TASK INSTRUCTIONS => Could you copy every line from the material below in which "code" appears?

SUPPLIED DATA =>
**********

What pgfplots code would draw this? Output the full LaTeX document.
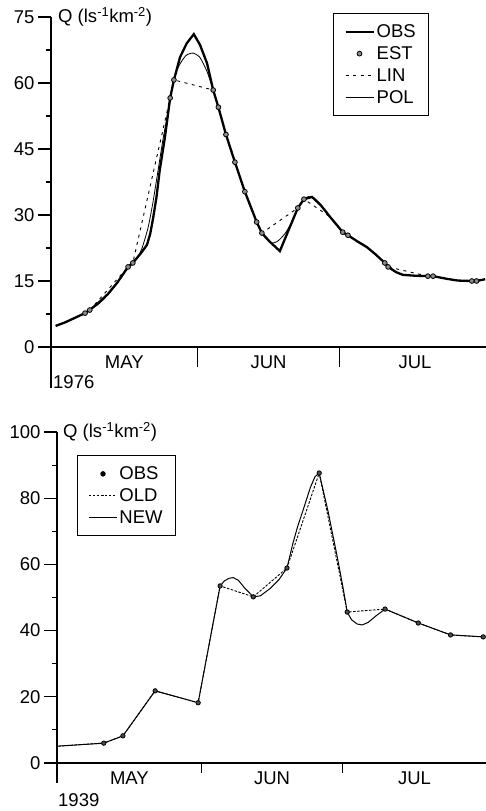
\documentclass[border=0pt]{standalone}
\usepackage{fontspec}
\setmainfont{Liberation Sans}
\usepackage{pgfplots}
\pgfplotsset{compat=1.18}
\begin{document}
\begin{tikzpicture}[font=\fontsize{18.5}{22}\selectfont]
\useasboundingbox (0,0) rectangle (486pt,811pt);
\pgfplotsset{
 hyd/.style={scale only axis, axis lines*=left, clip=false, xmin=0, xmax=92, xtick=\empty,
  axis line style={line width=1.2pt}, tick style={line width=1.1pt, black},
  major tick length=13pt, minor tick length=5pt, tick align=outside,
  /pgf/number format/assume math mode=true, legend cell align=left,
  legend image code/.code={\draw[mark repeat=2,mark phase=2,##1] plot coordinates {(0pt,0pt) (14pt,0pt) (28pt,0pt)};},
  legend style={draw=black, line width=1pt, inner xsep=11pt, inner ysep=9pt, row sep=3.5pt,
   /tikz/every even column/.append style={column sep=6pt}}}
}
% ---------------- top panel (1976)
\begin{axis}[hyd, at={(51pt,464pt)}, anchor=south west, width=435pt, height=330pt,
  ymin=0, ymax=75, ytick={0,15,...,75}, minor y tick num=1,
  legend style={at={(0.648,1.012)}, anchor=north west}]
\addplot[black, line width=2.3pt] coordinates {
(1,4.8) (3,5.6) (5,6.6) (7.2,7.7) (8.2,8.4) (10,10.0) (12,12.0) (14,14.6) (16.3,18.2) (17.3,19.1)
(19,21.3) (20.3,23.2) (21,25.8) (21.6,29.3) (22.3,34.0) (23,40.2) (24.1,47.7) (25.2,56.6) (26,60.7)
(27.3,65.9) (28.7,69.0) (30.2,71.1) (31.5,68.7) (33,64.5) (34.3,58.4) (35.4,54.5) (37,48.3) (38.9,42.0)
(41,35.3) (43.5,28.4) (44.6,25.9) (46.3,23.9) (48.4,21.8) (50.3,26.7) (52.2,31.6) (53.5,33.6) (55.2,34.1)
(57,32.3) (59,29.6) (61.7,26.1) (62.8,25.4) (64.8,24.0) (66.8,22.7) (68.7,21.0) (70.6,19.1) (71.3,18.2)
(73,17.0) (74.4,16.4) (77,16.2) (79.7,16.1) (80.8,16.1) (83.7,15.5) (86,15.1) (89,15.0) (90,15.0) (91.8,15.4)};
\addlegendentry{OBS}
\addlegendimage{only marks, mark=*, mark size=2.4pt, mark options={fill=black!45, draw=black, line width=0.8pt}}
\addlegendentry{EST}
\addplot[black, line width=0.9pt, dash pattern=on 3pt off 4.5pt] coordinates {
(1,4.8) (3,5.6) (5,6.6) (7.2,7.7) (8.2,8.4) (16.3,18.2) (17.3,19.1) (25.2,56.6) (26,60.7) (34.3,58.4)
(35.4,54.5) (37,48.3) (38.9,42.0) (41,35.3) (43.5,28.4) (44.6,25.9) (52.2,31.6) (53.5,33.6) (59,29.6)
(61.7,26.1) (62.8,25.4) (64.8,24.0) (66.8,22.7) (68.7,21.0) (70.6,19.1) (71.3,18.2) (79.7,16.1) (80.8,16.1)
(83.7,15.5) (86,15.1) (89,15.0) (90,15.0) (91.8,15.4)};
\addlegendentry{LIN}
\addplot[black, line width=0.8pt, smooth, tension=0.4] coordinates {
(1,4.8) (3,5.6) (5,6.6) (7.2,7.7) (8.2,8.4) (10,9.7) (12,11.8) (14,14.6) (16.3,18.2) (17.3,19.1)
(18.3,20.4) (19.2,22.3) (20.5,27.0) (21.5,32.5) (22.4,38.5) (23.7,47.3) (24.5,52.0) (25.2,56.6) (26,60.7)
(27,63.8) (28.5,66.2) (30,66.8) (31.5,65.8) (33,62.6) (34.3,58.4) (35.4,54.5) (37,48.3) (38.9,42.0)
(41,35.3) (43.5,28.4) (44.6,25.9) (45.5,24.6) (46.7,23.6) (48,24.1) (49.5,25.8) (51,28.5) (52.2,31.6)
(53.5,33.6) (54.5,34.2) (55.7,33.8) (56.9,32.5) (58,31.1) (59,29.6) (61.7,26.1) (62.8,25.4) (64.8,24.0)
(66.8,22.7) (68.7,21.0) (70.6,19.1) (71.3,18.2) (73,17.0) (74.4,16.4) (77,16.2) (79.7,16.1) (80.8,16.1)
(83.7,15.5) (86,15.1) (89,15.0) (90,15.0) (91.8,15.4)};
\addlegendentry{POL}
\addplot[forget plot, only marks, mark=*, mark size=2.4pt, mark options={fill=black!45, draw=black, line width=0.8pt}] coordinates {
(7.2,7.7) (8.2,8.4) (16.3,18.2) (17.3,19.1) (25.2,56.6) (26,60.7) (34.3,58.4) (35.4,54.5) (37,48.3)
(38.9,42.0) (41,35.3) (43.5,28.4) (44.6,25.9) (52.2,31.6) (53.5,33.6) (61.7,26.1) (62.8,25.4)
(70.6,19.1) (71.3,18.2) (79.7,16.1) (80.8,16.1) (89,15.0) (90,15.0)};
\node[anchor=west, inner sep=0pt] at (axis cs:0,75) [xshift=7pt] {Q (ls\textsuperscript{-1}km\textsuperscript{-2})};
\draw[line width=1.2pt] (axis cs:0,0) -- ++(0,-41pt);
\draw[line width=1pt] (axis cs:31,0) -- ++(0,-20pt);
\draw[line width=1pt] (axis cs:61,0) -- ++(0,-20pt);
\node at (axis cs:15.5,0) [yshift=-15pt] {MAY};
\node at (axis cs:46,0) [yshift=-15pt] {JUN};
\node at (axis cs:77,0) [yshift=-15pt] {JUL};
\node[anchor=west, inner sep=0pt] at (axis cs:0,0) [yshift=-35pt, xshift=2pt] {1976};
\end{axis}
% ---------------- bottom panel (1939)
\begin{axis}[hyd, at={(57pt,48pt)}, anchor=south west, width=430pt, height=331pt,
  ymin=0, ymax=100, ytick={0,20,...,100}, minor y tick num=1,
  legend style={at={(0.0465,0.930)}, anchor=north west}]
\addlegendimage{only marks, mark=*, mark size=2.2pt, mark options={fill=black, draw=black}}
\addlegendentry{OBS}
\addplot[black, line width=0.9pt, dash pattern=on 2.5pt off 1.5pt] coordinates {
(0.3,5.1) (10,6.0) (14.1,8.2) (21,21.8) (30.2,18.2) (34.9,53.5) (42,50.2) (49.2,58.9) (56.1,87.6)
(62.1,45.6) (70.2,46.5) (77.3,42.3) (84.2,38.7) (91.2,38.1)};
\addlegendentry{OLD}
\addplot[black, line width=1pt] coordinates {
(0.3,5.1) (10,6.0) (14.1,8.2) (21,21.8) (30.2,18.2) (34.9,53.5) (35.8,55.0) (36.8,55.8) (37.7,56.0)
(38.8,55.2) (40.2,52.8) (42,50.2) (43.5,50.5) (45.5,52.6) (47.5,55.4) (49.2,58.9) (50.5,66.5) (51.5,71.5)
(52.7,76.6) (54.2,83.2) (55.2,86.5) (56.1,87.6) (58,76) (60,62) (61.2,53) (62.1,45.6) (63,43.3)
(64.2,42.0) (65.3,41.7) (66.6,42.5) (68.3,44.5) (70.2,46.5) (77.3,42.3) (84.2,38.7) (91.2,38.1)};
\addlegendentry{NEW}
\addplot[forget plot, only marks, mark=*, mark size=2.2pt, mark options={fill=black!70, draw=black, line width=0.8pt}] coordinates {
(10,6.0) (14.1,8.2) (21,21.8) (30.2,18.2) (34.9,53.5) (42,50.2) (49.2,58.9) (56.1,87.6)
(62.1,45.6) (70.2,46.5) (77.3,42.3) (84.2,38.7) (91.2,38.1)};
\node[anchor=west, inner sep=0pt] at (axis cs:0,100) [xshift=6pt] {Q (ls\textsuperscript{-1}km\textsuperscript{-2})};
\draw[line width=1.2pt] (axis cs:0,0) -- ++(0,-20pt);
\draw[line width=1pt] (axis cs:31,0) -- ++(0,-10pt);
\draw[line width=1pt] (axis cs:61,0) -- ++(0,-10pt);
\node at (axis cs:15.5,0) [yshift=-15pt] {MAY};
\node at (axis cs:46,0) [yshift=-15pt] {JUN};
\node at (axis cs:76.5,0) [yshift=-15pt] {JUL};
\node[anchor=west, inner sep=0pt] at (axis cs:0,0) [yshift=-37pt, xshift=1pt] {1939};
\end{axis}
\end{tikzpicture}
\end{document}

**********

WORKED ANSWER =>
What pgfplots code would draw this? Output the full LaTeX document.
  legend image code/.code={\draw[mark repeat=2,mark phase=2,##1] plot coordinates {(0pt,0pt) (14pt,0pt) (28pt,0pt)};},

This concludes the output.